■ Dataset content ■
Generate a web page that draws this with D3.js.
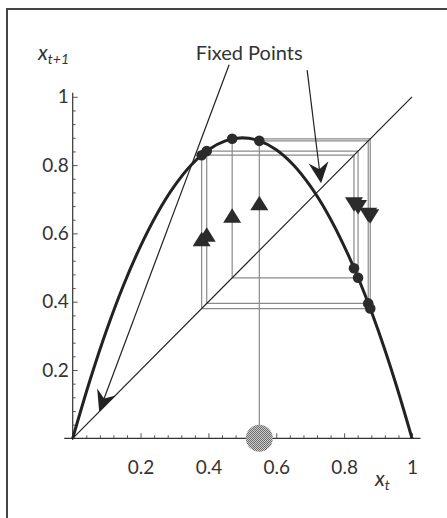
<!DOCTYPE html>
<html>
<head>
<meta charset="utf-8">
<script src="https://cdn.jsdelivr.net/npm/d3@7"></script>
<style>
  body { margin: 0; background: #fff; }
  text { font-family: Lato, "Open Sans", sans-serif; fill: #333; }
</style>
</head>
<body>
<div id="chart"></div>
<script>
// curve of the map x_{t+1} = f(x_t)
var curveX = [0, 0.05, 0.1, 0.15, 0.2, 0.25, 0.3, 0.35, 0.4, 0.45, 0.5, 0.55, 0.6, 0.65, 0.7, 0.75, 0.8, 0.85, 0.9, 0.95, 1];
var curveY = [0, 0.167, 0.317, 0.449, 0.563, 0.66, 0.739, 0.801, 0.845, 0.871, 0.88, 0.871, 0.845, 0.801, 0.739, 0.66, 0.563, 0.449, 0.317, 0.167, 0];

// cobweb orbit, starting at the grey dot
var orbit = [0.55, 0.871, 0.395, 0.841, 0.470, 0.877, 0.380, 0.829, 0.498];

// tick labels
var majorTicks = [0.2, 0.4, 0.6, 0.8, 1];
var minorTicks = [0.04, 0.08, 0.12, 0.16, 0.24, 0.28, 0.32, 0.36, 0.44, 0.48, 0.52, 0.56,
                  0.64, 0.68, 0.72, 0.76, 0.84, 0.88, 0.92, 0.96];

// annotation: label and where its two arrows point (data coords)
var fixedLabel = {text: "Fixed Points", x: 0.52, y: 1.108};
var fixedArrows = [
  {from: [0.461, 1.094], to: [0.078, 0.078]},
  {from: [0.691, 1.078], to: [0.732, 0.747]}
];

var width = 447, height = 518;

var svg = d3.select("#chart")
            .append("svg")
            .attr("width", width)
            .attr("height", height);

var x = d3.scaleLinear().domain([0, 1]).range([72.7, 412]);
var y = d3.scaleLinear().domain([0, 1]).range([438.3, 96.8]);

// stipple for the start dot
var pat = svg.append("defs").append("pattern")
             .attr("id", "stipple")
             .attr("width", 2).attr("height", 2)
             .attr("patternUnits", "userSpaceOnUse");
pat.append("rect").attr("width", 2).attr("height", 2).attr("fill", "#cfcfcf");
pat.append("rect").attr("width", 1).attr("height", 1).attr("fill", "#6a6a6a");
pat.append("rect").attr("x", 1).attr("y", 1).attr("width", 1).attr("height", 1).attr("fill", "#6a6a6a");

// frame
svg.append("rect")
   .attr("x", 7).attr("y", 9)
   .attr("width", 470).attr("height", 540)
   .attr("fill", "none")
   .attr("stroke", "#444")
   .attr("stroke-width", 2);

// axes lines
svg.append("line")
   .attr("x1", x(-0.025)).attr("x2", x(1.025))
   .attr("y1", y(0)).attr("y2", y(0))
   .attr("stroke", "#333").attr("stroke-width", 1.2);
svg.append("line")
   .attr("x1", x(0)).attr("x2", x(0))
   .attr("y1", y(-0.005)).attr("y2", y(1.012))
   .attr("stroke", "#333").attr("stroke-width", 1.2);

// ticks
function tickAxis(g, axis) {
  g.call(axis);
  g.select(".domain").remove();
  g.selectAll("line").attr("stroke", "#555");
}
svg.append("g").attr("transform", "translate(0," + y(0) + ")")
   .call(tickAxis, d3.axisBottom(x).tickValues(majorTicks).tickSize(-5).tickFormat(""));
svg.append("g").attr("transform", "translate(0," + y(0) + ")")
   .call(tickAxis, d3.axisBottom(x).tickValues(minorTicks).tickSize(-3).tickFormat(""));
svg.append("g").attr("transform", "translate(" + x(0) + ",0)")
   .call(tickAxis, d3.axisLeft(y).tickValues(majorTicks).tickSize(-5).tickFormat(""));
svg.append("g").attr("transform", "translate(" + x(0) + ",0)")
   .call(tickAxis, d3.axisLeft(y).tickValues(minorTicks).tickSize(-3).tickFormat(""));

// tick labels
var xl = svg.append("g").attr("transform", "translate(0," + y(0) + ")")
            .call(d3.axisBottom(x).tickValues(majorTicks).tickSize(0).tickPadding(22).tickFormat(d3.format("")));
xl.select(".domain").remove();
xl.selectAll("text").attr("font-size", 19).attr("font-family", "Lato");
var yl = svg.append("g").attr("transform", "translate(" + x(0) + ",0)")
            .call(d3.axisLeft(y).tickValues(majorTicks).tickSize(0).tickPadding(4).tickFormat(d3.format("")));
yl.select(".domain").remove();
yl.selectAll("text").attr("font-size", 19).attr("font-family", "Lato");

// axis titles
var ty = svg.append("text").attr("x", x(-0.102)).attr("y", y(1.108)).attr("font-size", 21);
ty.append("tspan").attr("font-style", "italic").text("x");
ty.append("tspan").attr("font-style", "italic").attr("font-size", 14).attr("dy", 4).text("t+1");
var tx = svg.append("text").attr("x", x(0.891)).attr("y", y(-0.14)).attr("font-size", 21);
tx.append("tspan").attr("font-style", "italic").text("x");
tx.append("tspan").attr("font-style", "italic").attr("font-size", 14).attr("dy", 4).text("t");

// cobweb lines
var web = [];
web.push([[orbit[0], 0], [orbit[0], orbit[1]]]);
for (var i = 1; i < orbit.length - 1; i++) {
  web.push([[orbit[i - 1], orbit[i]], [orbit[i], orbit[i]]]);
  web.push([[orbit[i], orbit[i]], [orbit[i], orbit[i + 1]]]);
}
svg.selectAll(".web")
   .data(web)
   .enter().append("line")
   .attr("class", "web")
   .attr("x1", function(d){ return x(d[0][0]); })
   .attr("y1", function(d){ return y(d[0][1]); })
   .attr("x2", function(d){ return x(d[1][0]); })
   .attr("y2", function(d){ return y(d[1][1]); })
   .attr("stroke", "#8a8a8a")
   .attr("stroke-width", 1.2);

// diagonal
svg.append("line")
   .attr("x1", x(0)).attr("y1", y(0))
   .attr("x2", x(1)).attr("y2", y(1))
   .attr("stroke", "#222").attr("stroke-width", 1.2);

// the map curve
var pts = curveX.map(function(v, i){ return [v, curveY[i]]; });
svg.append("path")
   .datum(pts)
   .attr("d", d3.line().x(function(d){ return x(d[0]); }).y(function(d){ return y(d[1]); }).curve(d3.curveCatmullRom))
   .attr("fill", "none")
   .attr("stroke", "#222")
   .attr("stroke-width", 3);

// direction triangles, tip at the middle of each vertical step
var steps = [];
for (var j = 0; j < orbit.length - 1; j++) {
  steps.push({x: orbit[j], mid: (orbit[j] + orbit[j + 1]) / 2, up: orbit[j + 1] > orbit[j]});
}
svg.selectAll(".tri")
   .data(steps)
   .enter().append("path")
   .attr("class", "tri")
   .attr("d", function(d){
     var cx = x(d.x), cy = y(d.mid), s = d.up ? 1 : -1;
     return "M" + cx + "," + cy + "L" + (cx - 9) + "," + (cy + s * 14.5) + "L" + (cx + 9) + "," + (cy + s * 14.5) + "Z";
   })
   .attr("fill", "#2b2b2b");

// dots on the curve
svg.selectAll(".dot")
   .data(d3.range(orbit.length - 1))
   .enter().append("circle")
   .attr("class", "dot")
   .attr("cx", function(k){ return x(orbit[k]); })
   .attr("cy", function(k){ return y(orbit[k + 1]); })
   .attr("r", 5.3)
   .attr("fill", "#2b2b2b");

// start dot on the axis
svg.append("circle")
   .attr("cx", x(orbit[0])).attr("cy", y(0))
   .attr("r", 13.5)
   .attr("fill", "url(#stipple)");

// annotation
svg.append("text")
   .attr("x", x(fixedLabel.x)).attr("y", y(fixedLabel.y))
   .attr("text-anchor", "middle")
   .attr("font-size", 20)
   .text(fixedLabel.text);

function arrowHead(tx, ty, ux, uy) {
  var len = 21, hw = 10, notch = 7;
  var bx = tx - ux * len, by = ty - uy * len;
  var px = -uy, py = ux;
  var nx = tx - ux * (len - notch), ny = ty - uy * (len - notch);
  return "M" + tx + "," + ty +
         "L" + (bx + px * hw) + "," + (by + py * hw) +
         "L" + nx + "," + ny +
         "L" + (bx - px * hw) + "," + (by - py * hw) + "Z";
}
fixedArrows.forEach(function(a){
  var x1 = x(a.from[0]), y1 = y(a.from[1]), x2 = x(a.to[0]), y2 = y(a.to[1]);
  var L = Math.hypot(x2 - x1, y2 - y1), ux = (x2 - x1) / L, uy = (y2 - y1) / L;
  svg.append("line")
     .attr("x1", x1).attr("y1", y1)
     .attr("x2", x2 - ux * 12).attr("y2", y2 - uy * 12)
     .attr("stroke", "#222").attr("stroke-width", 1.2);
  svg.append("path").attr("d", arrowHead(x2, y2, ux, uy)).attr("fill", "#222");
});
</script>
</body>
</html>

■ What to do ■
Write out again, exactly, the lines from the start of the listing up to the line containing "0.380, 0.829, 0.498];", with both ends and without pictures.

■ Worked answer ■
Generate a web page that draws this with D3.js.
<!DOCTYPE html>
<html>
<head>
<meta charset="utf-8">
<script src="https://cdn.jsdelivr.net/npm/d3@7"></script>
<style>
  body { margin: 0; background: #fff; }
  text { font-family: Lato, "Open Sans", sans-serif; fill: #333; }
</style>
</head>
<body>
<div id="chart"></div>
<script>
// curve of the map x_{t+1} = f(x_t)
var curveX = [0, 0.05, 0.1, 0.15, 0.2, 0.25, 0.3, 0.35, 0.4, 0.45, 0.5, 0.55, 0.6, 0.65, 0.7, 0.75, 0.8, 0.85, 0.9, 0.95, 1];
var curveY = [0, 0.167, 0.317, 0.449, 0.563, 0.66, 0.739, 0.801, 0.845, 0.871, 0.88, 0.871, 0.845, 0.801, 0.739, 0.66, 0.563, 0.449, 0.317, 0.167, 0];

// cobweb orbit, starting at the grey dot
var orbit = [0.55, 0.871, 0.395, 0.841, 0.470, 0.877, 0.380, 0.829, 0.498];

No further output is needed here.